Ok, but that tells us nothing about the number of abandoned or burnt-out cars. Abandoned and burnt-out are quite different too, and conflating them seems designed to make the situation seem worse than it may be. And why are cars being abandoned more? People don't normally just abandon expensive things without a reason. Or are we supposed to assume they're cars that have been nicked and then dumped?
"Six million (13%) had spotted yobs being drunk or rowdy in public"
Not just people being drunk but "yobs". Nice editorialising there. And again, these aren't people who have been bothered by drunk or rowdy people, merely that they've "spotted" them.
"almost seven million (14%) experienced teens handing around on streets"
Not simply seen but "experienced". So scary!
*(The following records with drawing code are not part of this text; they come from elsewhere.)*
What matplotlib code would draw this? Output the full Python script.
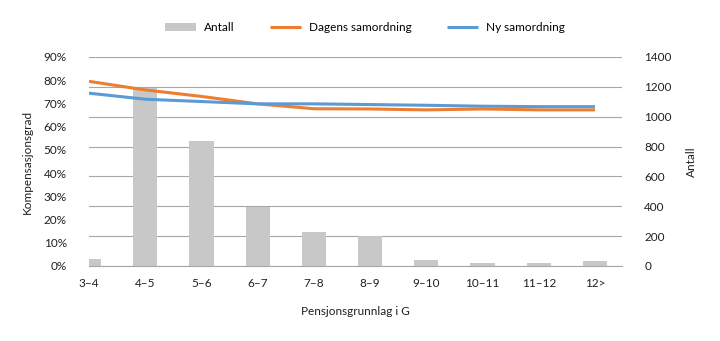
import matplotlib.pyplot as plt
import numpy as np

categories = ['3–4', '4–5', '5–6', '6–7', '7–8', '8–9', '9–10', '10–11', '11–12', '12>']
antall = [45, 1190, 835, 397, 228, 200, 40, 20, 20, 32]
dagens = [0.795, 0.758, 0.730, 0.698, 0.677, 0.676, 0.672, 0.676, 0.672, 0.672]
ny = [0.744, 0.718, 0.708, 0.698, 0.698, 0.695, 0.692, 0.688, 0.686, 0.686]

plt.rcParams['font.family'] = ['Lato', 'DejaVu Sans']
fs = 8.5

grey = '#c8c8c8'
orange = '#ed7d31'
blue = '#5b9bd5'
gridc = '#a6a6a6'
txt = '#231f20'

x = np.arange(len(categories))

fig = plt.figure(figsize=(7.2, 3.41), dpi=100)
ax = fig.add_axes([0.1236, 0.22, 0.7403, 0.613])
ax2 = ax.twinx()

# bars on the right axis, lines on the left (drawn on top)
ax.set_zorder(ax2.get_zorder() + 1)
ax.patch.set_visible(False)

ax2.bar(x, antall, width=0.43, color=grey, zorder=2, label='Antall')
ax2.set_ylim(0, 1400)
ax2.set_yticks(range(0, 1401, 200))
ax2.grid(axis='y', color=gridc, linewidth=0.8, zorder=0)
ax2.set_axisbelow(True)

ax.plot(x, dagens, color=orange, linewidth=2.2, label='Dagens samordning', solid_capstyle='butt')
ax.plot(x, ny, color=blue, linewidth=2.2, label='Ny samordning', solid_capstyle='butt')
ax.set_ylim(0, 0.9)
ax.set_yticks(np.arange(0, 0.91, 0.1))
ax.set_yticklabels([f'{int(round(v * 100))}%' for v in np.arange(0, 0.91, 0.1)])
ax.set_xlim(0, 9.48)
ax.set_xticks(x)
ax.set_xticklabels(categories)

for a in (ax, ax2):
    for s in a.spines.values():
        s.set_visible(False)
    a.tick_params(length=0, colors=txt, labelsize=fs)
ax.spines['bottom'].set_visible(True)
ax.spines['bottom'].set_color(gridc)
ax.tick_params(axis='y', pad=16)
ax.tick_params(axis='x', pad=9)
ax2.tick_params(axis='y', pad=16)

ax.set_ylabel('Kompensasjonsgrad', color=txt, fontsize=fs, labelpad=8)
ax2.set_ylabel('Antall', color=txt, fontsize=fs, labelpad=10)
ax.set_xlabel('Pensjonsgrunnlag i G', color=txt, fontsize=fs, labelpad=12)

h1, l1 = ax2.get_legend_handles_labels()
h2, l2 = ax.get_legend_handles_labels()
fig.legend(h1 + h2, l1 + l2, loc='center', bbox_to_anchor=(0.507, 0.92), ncol=3,
           frameon=False, fontsize=fs, handlelength=2.6, handleheight=0.7,
           columnspacing=3.0, handletextpad=0.7)

fig.savefig('out.png', dpi=100)
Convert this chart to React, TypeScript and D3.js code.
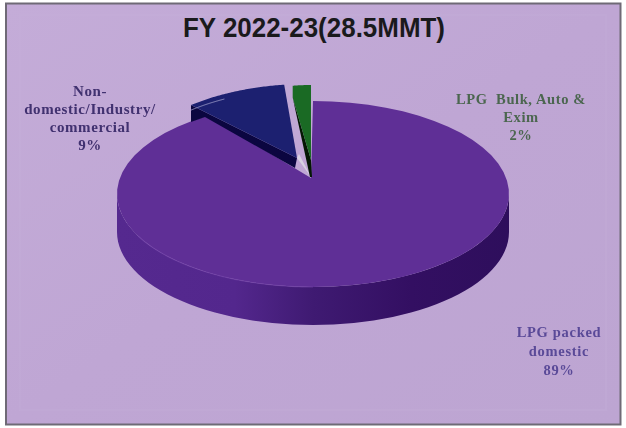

This feels like Labour are trying to repeat Blair's "tough on crime, tough on the causes of crime", but somehow ignoring the "causes" bit beyond the cuts to policing budgets. From the
Mirror article,
Shadow Home Secretary Nick Thomas-Symonds, a former criminal barrister, said: ...“Labour will work to put more police on our streets and would act where the Conservatives have failed and introduce a new Victims’ Law that would give victims of antisocial behaviour the same rights as victims of crimes.”
I found
this piece written by Blair in 1993 (reproduced in 2015) where he says,
any sensible society acting in its own interests as well as those of its citizens will understand and recognise that poor education and housing, inadequate or cruel family backgrounds, low employment prospects and drug abuse will affect the likelihood of young people turning to crime. If they are placed outside mainstream culture, offered no hope or continuity, shown no respect by others and unable to develop respect for themselves, there is a greater chance of their going wrong. This cannot be challenged other than through active community intervention. To see this requires not a PhD in sociology, but a small experience of life. Yet the Tories are destroying hope for young people, slashing training programmes, closing youth clubs. They are inert in the face of rising youth unemployment.
I'm not really in a position to judge the effectiveness of Blair's ambitions in this regard as I was a teenager when he came into power and wasn't interested in politics, but it's clear we have a repeat of the circumstances that led to his next and most famous line "We should be tough on crime and tough on the underlying causes of crime". The fact Starmer appears to be focusing on policing without considering any of the causal factors is deeply disappointing.